The vulnerabilities lie in the authentication system of the switches, and Siemens said that attackers could use the flaws to bypass authentication and take actions on the switches that shouldn’t be possible.

“The authentication of the integrated web server of SCALANCE X-200 switches might allow attackers to hijack web sessions over the network without authentication due to insufficient entropy in its random number generator.”

IOActive researcher Eireann Leverett, who discovered the vulnerabilities, said that the Siemens security response team was quick to acknowledge his findings and set to work on a fix immediately.

“Siemens ProductCERT were professional, courteous, and did not adopt an adversarial attitude when I contacted them about the vulnerabilities.

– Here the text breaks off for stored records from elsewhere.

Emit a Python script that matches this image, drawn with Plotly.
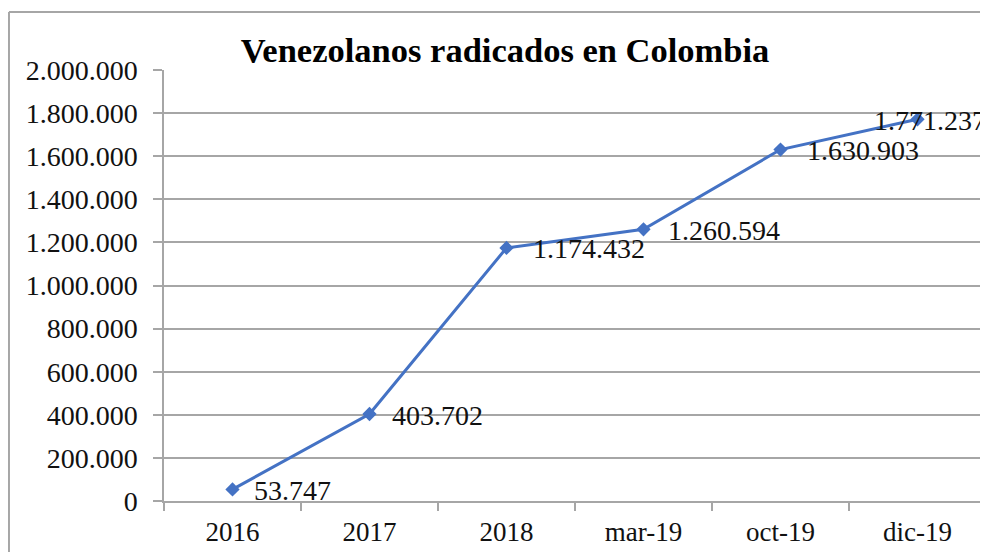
import plotly.graph_objects as go

categories = ["2016", "2017", "2018", "mar-19", "oct-19", "dic-19"]
values = [53747, 403702, 1174432, 1260594, 1630903, 1771237]
labels = ["53.747", "403.702", "1.174.432", "1.260.594", "1.630.903", "1.771.237"]
label_shift = [19, 20, 24, 22, 24, -46]

FONT = "Times New Roman, Liberation Serif, serif"
GRID = "#a6a6a6"

fig = go.Figure()
fig.add_trace(go.Scatter(
    x=categories, y=values, mode="lines+markers",
    line=dict(color="#4472C4", width=3),
    marker=dict(symbol="diamond", size=11, color="#4472C4"),
    cliponaxis=False, hoverinfo="skip",
))

annotations = []
for i, (v, t, s) in enumerate(zip(values, labels, label_shift)):
    annotations.append(dict(x=i, y=v, xref="x", yref="y", text=t, showarrow=False,
                            xanchor="left", yanchor="middle", xshift=s, yshift=-1,
                            font=dict(family=FONT, size=28, color="#111111")))

fig.update_layout(
    width=980, height=544,
    margin=dict(l=156, r=2, t=62, b=51),
    paper_bgcolor="white", plot_bgcolor="white",
    separators=",.",
    showlegend=False,
    title=dict(text="<b>Venezolanos radicados en Colombia</b>",
               font=dict(family=FONT, size=34.5, color="#000000"),
               x=497 / 980, xanchor="center", xref="container",
               y=1 - 42 / 544, yanchor="middle", yref="container"),
    annotations=annotations,
    shapes=[
        dict(type="line", xref="paper", yref="paper",
             x0=-0.1886, x1=-0.1886, y0=-0.3, y1=1.1346,
             line=dict(color=GRID, width=2), layer="below"),
        dict(type="line", xref="paper", yref="paper",
             x0=-0.1886, x1=1.05, y0=1.1346, y1=1.1346,
             line=dict(color=GRID, width=2), layer="below"),
    ],
)
fig.update_xaxes(
    type="category", tickson="boundaries", ticks="outside", ticklen=8,
    tickcolor=GRID, tickwidth=1.5, showgrid=False,
    showline=True, linecolor=GRID, linewidth=1.5,
    tickfont=dict(family=FONT, size=27, color="#111111"),
    ticklabelstandoff=6,
    range=[-0.5, 5.5],
)
fig.update_yaxes(
    range=[0, 2000000], dtick=200000, tickformat=",d",
    showgrid=True, gridcolor=GRID, gridwidth=1.5,
    ticks="outside", ticklen=9, tickcolor=GRID, tickwidth=1.5,
    showline=True, linecolor=GRID, linewidth=1.5,
    zeroline=False, ticklabelstandoff=10,
    tickfont=dict(family=FONT, size=28, color="#111111"),
)

fig.write_html("out.html")
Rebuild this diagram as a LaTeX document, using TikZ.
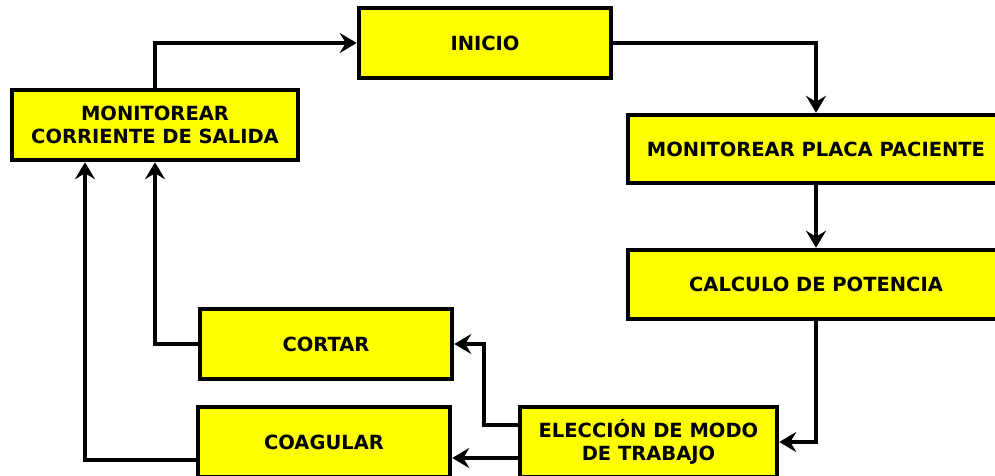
\documentclass[tikz,border=0pt]{standalone}
\usepackage{fontspec}
\setmainfont{DejaVu Sans}
\usetikzlibrary{arrows.meta,calc}
\definecolor{boxyellow}{HTML}{FFFF00}
\tikzset{
  flowbox/.style={draw=black, line width=4.5pt, fill=boxyellow, inner sep=0pt,
    font=\fontsize{19.5}{23.5}\selectfont\bfseries, align=center},
  conn/.style={line width=3.6pt, -{Stealth[length=17pt,width=20pt,inset=6pt]}},
}
\begin{document}
\begin{tikzpicture}[x=1pt,y=1pt]
\useasboundingbox (0,0) rectangle (995,476);
\clip (0,0) rectangle (995,476);
\node[flowbox, minimum width=252pt, minimum height=70pt] (ini) at (485,433) {INICIO};
\node[flowbox, minimum width=286pt, minimum height=70pt] (mcs) at (155,351) {MONITOREAR\\CORRIENTE DE SALIDA};
\node[flowbox, minimum width=376pt, minimum height=68pt] (mpp) at (816,327) {MONITOREAR PLACA PACIENTE};
\node[flowbox, minimum width=376pt, minimum height=69pt] (cp) at (816,191.5) {CALCULO DE POTENCIA};
\node[flowbox, minimum width=252pt, minimum height=70pt] (cort) at (326,132) {CORTAR};
\node[flowbox, minimum width=252pt, minimum height=70pt] (coag) at (324,34) {COAGULAR};
\node[flowbox, minimum width=257pt, minimum height=70pt] (el) at (648.5,34) {ELECCIÓN DE MODO\\DE TRABAJO};
\draw[conn] (mcs.north) |- (ini.west);
\draw[conn] (ini.east) -| (mpp.north);
\draw[conn] (mpp.south) -- (cp.north);
\draw[conn] (cp.south) |- (el.east);
\draw[conn] ([yshift=17pt]el.west) -- ++(-34,0) |- (cort.east);
\draw[conn] ([yshift=-16pt]el.west) -- ([yshift=-16pt]el.west -| coag.east);
\draw[conn] (cort.west) -| (mcs.south);
\draw[conn] ([yshift=-18pt]coag.west) -| ([xshift=-70pt]mcs.south);
\end{tikzpicture}
\end{document}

Consequently, we were able to clarify the vulnerabilities quickly, and they produced a patch within three months,” said Leverett. “I challenge other ICS vendors to match this timeline for security patching in the future.”

That kind of response is relatively rare in the ICS and SCADA software and hardware world, which lags quite a bit behind traditional software vendors in their security response processes. Tales of researchers waiting months, or in some cases years, for responses or patches for vulnerabilities they’ve reported in industrial control software and SCADA systems are not uncommon. That seems to be changing slowly, as researchers are increasingly spending more time and energy looking for vulnerabilities in these products, as are attackers.